In my fifty years of searching I have concluded there are at least five distinct Prince groups that immigrated to America in the 1600s and 1700s. Perhaps there's more.
The first group are those who immigrated to New England, beginning in 1621, just one year after the Mayflower landed at Plymouth Rock. Governor Thomas Prence and Ruling Elder John Prince are among the more prominent ones in this group.
The second group are those who immigrated to Virginia in the early 1600s. Edward Prince, Gentleman, was the most prominent among this group.
The third group are those who immigrated to Charleston,
SC, circa 1660. Among the more prominent in this group is British Navy Lieutenant
Charles Prince and Lowrey Prince, who may be the brother of Charles. Lieutenant
Charles Prince was second in command of the HMS Mercury. He married the daughter
of British Navy Captain Clement Lempriere. Charles and his wife resided in Charleston
before the Revolutionary War. During that war he switched from the Navy to the
Army. He commissioned a captain in the British army and served as
Officer-in-Charge of American Prisoners of War. After the war he returned to Charleston but found his extensive land confiscated and his mansion burned to the ground because he served in the British army during the war. He spent many years trying to get compensation for his losses. He obtained his American citizenship in 1791. Both Charles and Lowrey Prince left descendants in Charleston and throughout South Carolina.
The fourth group is the German Printz family. Their
progenitor Johann Heinrich Printz arrived in Philadelphia circa 1745. Most of
his descendants later changed the spelling of their name to Prince. Initially,
they resided in Shenandoah Valley, VA, but many later moved to the Midwest
states of Kentucky, Ohio, Indiana and Illinois. Some researchers claim this Printz/Prince line originally spelled their surname Brentz in Germany, but it was inadvertently changed to
Printz upon arrival in America and later anglicized to Prince.
The fifth group are those who arrived in Maryland in the early 1700s. Most of these were convicts who were deported to America. We should keep in mind that in the 18th century the most trivial offense was cause for confinement to a jail and/or deportation.
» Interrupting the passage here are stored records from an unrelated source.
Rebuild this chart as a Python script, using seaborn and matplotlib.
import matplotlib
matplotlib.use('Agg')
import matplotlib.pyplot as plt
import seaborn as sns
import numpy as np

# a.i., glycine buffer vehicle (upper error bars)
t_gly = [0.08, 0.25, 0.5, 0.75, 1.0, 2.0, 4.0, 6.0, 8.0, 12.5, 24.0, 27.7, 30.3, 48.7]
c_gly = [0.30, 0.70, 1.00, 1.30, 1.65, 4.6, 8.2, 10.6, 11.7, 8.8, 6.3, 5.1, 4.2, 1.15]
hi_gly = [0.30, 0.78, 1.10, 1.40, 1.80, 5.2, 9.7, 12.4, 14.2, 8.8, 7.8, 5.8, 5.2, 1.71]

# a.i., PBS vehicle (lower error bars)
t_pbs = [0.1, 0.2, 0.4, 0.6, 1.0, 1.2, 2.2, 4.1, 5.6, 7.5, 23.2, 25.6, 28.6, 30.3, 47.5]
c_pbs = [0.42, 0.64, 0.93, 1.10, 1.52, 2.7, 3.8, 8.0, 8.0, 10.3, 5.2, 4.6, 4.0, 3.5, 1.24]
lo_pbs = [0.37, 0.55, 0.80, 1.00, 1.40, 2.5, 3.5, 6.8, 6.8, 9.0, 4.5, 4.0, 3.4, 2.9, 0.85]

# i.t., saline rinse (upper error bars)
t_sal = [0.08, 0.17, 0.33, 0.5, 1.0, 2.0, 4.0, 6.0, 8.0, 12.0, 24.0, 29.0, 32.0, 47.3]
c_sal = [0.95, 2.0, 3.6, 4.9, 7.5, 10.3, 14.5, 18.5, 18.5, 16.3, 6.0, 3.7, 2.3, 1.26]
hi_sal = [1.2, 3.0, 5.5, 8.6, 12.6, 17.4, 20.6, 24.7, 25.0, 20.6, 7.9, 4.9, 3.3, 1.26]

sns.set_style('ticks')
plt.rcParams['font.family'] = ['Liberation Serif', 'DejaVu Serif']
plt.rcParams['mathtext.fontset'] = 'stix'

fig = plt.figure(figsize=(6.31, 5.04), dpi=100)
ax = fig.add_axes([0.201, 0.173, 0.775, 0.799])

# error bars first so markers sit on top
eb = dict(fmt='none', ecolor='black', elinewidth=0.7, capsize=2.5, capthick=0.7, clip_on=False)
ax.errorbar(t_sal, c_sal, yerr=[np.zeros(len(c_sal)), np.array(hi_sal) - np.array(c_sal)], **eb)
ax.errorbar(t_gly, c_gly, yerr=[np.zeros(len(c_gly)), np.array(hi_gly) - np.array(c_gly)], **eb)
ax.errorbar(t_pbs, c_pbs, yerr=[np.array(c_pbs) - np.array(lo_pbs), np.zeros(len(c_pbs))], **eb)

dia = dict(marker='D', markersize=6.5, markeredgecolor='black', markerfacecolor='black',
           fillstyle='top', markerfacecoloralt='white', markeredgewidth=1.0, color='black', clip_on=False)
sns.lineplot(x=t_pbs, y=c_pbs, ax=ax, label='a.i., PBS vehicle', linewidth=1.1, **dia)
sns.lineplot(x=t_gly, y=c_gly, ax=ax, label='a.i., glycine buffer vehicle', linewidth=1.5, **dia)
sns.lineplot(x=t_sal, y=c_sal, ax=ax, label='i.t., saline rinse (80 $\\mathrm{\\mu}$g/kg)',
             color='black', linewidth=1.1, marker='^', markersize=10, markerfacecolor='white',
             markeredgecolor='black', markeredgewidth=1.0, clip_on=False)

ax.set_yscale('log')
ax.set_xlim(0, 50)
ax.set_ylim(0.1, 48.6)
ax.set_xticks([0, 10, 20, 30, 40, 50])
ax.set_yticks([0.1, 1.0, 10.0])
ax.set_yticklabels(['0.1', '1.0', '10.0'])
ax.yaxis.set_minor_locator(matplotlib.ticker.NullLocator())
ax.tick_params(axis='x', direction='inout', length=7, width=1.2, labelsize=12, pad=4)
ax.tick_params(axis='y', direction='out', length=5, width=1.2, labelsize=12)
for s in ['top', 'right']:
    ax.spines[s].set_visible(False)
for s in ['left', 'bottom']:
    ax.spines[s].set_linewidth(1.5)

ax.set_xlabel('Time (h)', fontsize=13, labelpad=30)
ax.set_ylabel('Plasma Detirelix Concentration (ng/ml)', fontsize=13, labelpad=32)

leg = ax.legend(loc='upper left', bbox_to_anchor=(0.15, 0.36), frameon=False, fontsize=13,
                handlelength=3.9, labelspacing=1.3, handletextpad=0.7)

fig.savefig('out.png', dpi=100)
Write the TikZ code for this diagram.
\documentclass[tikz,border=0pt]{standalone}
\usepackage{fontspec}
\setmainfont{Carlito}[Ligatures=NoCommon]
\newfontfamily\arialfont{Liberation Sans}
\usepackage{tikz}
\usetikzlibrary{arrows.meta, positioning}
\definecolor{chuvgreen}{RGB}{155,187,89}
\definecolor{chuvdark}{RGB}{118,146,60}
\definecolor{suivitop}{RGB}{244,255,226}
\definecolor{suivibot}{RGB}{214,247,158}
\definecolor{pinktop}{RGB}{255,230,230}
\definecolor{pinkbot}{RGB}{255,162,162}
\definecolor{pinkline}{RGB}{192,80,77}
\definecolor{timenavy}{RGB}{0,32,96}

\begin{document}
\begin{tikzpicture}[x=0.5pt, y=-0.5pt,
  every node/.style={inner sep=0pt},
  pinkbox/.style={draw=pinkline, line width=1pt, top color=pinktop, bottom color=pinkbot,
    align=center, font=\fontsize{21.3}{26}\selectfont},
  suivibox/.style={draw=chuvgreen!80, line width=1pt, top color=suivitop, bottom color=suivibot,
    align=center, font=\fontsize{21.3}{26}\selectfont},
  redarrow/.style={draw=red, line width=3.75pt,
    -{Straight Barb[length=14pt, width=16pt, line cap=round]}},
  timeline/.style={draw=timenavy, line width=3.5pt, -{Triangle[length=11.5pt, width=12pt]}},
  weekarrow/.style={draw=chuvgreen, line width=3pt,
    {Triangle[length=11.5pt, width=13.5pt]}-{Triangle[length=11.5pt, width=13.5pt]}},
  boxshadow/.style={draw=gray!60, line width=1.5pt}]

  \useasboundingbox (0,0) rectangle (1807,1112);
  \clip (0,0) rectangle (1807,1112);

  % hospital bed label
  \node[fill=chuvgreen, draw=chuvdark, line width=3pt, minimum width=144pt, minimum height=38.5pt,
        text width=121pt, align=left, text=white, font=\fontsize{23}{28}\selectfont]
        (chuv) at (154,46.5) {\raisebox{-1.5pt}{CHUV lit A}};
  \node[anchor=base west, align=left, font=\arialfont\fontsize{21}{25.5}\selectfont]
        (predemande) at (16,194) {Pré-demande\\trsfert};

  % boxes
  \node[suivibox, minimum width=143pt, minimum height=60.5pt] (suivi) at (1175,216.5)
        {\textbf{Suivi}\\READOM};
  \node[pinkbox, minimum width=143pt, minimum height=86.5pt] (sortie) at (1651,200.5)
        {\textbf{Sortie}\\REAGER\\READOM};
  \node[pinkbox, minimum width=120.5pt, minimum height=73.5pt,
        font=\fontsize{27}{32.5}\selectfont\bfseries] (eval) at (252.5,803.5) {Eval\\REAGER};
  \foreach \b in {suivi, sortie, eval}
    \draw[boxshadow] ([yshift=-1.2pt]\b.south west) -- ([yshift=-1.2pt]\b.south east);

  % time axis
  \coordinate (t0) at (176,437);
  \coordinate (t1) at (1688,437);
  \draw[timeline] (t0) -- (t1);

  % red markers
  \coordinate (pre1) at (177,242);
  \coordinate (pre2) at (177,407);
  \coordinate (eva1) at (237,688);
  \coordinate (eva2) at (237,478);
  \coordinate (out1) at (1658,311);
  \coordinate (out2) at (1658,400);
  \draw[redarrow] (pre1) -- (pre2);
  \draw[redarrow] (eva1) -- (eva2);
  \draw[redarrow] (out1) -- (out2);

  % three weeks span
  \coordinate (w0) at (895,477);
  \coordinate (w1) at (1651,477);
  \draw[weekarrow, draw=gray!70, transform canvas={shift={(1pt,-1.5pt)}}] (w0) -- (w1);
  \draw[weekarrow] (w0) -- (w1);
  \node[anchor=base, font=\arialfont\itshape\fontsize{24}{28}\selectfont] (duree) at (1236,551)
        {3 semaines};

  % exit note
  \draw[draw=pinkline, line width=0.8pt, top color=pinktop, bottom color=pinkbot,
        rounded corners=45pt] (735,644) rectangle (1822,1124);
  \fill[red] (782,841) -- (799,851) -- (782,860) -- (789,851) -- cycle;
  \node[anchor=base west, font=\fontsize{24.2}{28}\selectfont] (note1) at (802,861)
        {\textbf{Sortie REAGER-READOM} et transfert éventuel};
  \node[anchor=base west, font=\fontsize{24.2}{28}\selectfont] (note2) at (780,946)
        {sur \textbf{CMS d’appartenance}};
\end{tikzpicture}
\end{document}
Most of the deportees were extremely poor and driven by desperation to steal. However, the laws were so severe that stealing of a loaf of bread was sufficient to get a jail sentence and/or deportation to America or other developing countries.
There may be other groups of whom I'm unaware, but I believe the above five groups will cover over 90% of the immigrants to America.
All of the above is presented as "food for thought." I hope it will be helpful to some of our Prince researchers.